Celiac disease is an autoimmune disease that occurs in genetically predisposed individuals. When a person with celiac disease consumes foods that contain gluten, a protein found in grains such as wheat, barley and rye, their immune system reacts by damaging the villi of the small intestine. Villi are small protrusions that line the small intestine and are crucial for the absorption of nutrients from food. When these are damaged, the body is no longer able to properly absorb nutrients such as vitamins, minerals, proteins, fats and carbohydrates.
Symptoms of celiac disease
Symptoms of celiac disease can vary greatly from person to person and can include, among others:
• Chronic diarrhea or constipation
• Bloating and abdominal pain
• Unexplained weight loss
• Iron deficiency anemia
• Itchy skin rashes (dermatitis herpetiformis)

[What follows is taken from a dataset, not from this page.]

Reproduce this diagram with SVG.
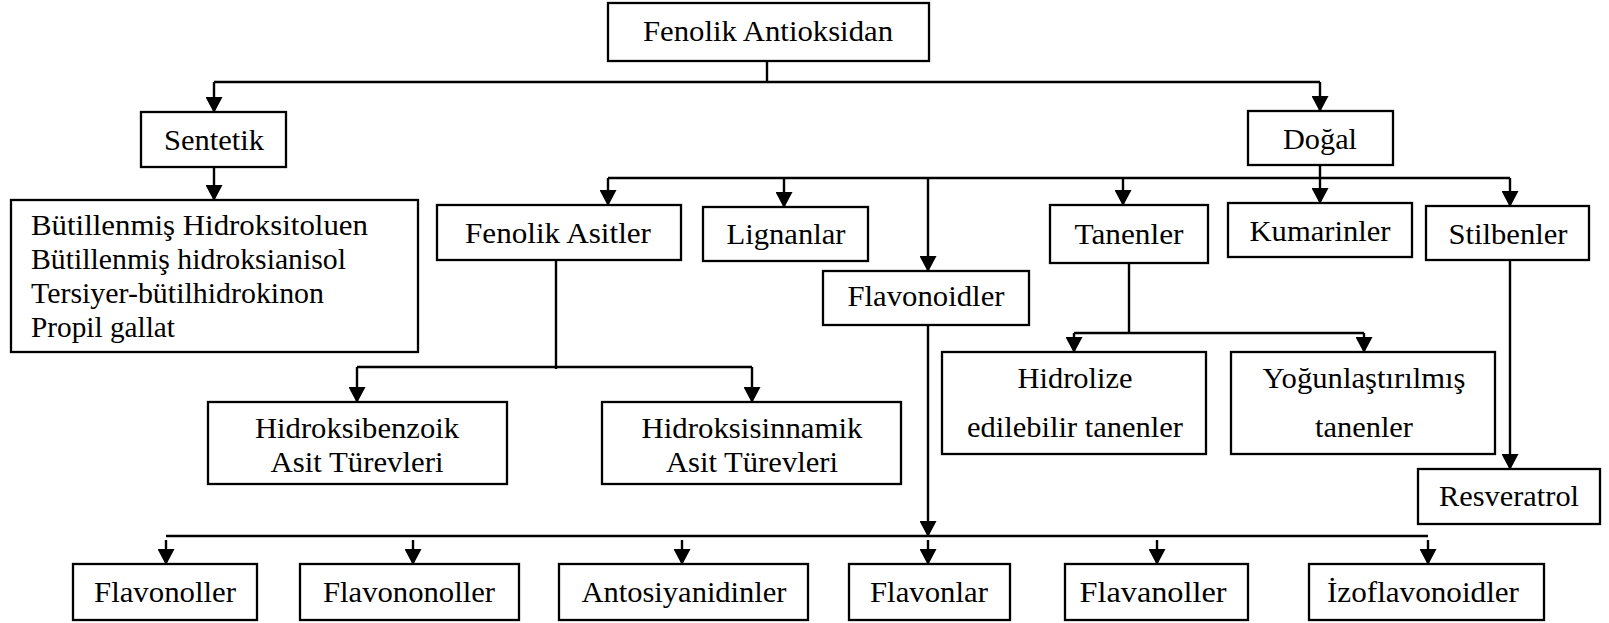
<svg xmlns="http://www.w3.org/2000/svg" width="1609" height="623" viewBox="0 0 1609 623">
<style>
.b{fill:#fff;stroke:#000;stroke-width:2.3}
.t{font-family:"Liberation Serif","Times New Roman",serif;font-size:29px;fill:#000;text-anchor:middle}
.l{font-family:"Liberation Serif","Times New Roman",serif;font-size:29px;fill:#000}
.c{fill:none;stroke:#000;stroke-width:2.4}
.a{fill:none;stroke:#000;stroke-width:2.4;marker-end:url(#ah)}
</style>
<defs>
<marker id="ah" markerUnits="userSpaceOnUse" markerWidth="16" markerHeight="17" viewBox="0 0 16 17" refX="15" refY="8.5" orient="auto">
<path d="M0,0 L16,8.5 L0,17 z" fill="#000"/>
</marker>
</defs>
<rect width="1609" height="623" fill="#fff"/>
<g id="connectors">
<path class="c" d="M767,61 V82 M214,82 H1320 M608,178 H1510 M556,260 V369 M357,367 H752 M1129,263 V333 M1074,333 H1364 M166,536 H1428"/>
<path class="a" d="M214,82 V112"/>
<path class="a" d="M1320,82 V111"/>
<path class="a" d="M214,167 V200"/>
<path class="a" d="M1320,165 V203"/>
<path class="a" d="M608,178 V205"/>
<path class="a" d="M784,178 V207"/>
<path class="a" d="M928,178 V271"/>
<path class="a" d="M1123,178 V205"/>
<path class="a" d="M1510,178 V206"/>
<path class="a" d="M357,367 V402"/>
<path class="a" d="M752,367 V402"/>
<path class="a" d="M1074,333 V352"/>
<path class="a" d="M1364,333 V352"/>
<path class="a" d="M1510,260 V469"/>
<path class="a" d="M928,325 V536"/>
<path class="a" d="M166,540 V564"/>
<path class="a" d="M413,540 V564"/>
<path class="a" d="M682,540 V564"/>
<path class="a" d="M928,540 V564"/>
<path class="a" d="M1157,540 V564"/>
<path class="a" d="M1428,540 V564"/>
</g>
<g id="n-fenolik-antioksidan"><rect class="b" x="608" y="3" width="321" height="58"/><text class="t" x="768" y="41" textLength="250" lengthAdjust="spacingAndGlyphs">Fenolik Antioksidan</text></g>
<g id="n-sentetik"><rect class="b" x="141" y="112" width="145" height="55"/><text class="t" x="214" y="150" textLength="100" lengthAdjust="spacingAndGlyphs">Sentetik</text></g>
<g id="n-dogal"><rect class="b" x="1248" y="111" width="145" height="54"/><text class="t" x="1320" y="149" textLength="74" lengthAdjust="spacingAndGlyphs">Doğal</text></g>
<g id="n-sentetik-list"><rect class="b" x="11" y="200" width="407" height="152"/>
<text class="l" x="31" y="235" textLength="337" lengthAdjust="spacingAndGlyphs">Bütillenmiş Hidroksitoluen</text>
<text class="l" x="31" y="269" textLength="315" lengthAdjust="spacingAndGlyphs">Bütillenmiş hidroksianisol</text>
<text class="l" x="31" y="303" textLength="293" lengthAdjust="spacingAndGlyphs">Tersiyer-bütilhidrokinon</text>
<text class="l" x="31" y="337" textLength="144" lengthAdjust="spacingAndGlyphs">Propil gallat</text></g>
<g id="n-fenolik-asitler"><rect class="b" x="437" y="205" width="244" height="55"/><text class="t" x="558" y="243" textLength="186" lengthAdjust="spacingAndGlyphs">Fenolik Asitler</text></g>
<g id="n-lignanlar"><rect class="b" x="703" y="207" width="165" height="54"/><text class="t" x="786" y="244" textLength="119" lengthAdjust="spacingAndGlyphs">Lignanlar</text></g>
<g id="n-flavonoidler"><rect class="b" x="823" y="271" width="206" height="54"/><text class="t" x="926" y="306" textLength="157" lengthAdjust="spacingAndGlyphs">Flavonoidler</text></g>
<g id="n-tanenler"><rect class="b" x="1050" y="205" width="158" height="58"/><text class="t" x="1129" y="244" textLength="109" lengthAdjust="spacingAndGlyphs">Tanenler</text></g>
<g id="n-kumarinler"><rect class="b" x="1228" y="203" width="184" height="54"/><text class="t" x="1320" y="241" textLength="141" lengthAdjust="spacingAndGlyphs">Kumarinler</text></g>
<g id="n-stilbenler"><rect class="b" x="1426" y="206" width="163" height="54"/><text class="t" x="1508" y="244" textLength="119" lengthAdjust="spacingAndGlyphs">Stilbenler</text></g>
<g id="n-hidroksibenzoik"><rect class="b" x="208" y="402" width="299" height="82"/><text class="t" x="357" y="438" textLength="204" lengthAdjust="spacingAndGlyphs">Hidroksibenzoik</text><text class="t" x="357" y="472" textLength="173" lengthAdjust="spacingAndGlyphs">Asit Türevleri</text></g>
<g id="n-hidroksisinnamik"><rect class="b" x="602" y="402" width="299" height="82"/><text class="t" x="752" y="438" textLength="221" lengthAdjust="spacingAndGlyphs">Hidroksisinnamik</text><text class="t" x="752" y="472" textLength="172" lengthAdjust="spacingAndGlyphs">Asit Türevleri</text></g>
<g id="n-hidrolize"><rect class="b" x="942" y="352" width="264" height="102"/><text class="t" x="1075" y="388" textLength="115" lengthAdjust="spacingAndGlyphs">Hidrolize</text><text class="t" x="1075" y="437" textLength="216" lengthAdjust="spacingAndGlyphs">edilebilir tanenler</text></g>
<g id="n-yogunlastirilmis"><rect class="b" x="1231" y="352" width="264" height="102"/><text class="t" x="1364" y="388" textLength="203" lengthAdjust="spacingAndGlyphs">Yoğunlaştırılmış</text><text class="t" x="1364" y="437" textLength="98" lengthAdjust="spacingAndGlyphs">tanenler</text></g>
<g id="n-resveratrol"><rect class="b" x="1418" y="469" width="182" height="55"/><text class="t" x="1509" y="506" textLength="140" lengthAdjust="spacingAndGlyphs">Resveratrol</text></g>
<g id="n-flavonoller"><rect class="b" x="73" y="564" width="184" height="56"/><text class="t" x="165" y="602" textLength="142" lengthAdjust="spacingAndGlyphs">Flavonoller</text></g>
<g id="n-flavononoller"><rect class="b" x="300" y="564" width="219" height="56"/><text class="t" x="409" y="602" textLength="172" lengthAdjust="spacingAndGlyphs">Flavononoller</text></g>
<g id="n-antosiyanidinler"><rect class="b" x="559" y="564" width="249" height="56"/><text class="t" x="684" y="602" textLength="205" lengthAdjust="spacingAndGlyphs">Antosiyanidinler</text></g>
<g id="n-flavonlar"><rect class="b" x="849" y="564" width="161" height="56"/><text class="t" x="929" y="602" textLength="118" lengthAdjust="spacingAndGlyphs">Flavonlar</text></g>
<g id="n-flavanoller"><rect class="b" x="1065" y="564" width="183" height="56"/><text class="t" x="1153" y="602" textLength="147" lengthAdjust="spacingAndGlyphs">Flavanoller</text></g>
<g id="n-izoflavonoidler"><rect class="b" x="1309" y="564" width="235" height="56"/><text class="t" x="1423" y="602" textLength="192" lengthAdjust="spacingAndGlyphs">İzoflavonoidler</text></g>
</svg>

• Growth problems in children
It is important to note that some people with celiac disease may have no obvious symptoms, a phenomenon known as silent celiac disease. However, even without symptoms, intestinal damage can still occur.
Diagnosis and treatment
The diagnosis of celiac disease is based on a combination of serological tests to look for specific antibodies and, if necessary, an intestinal biopsy to confirm damage to the villi of the small intestine. It is important that these tests are done while the patient is still on a gluten-containing diet, otherwise the results may not be accurate.
The main treatment for celiac disease is a lifelong strict gluten-free diet. By eliminating gluten from your diet, your symptoms can improve significantly and your intestinal villi can begin to heal. However, even small amounts of gluten can cause damage to the intestines, so it is essential to avoid cross-contamination.
Following a gluten-free diet can be a challenge, especially at first, but over time it becomes more manageable. Many gluten-free resources and products are now available to help people with celiac disease maintain a balanced and satisfying diet.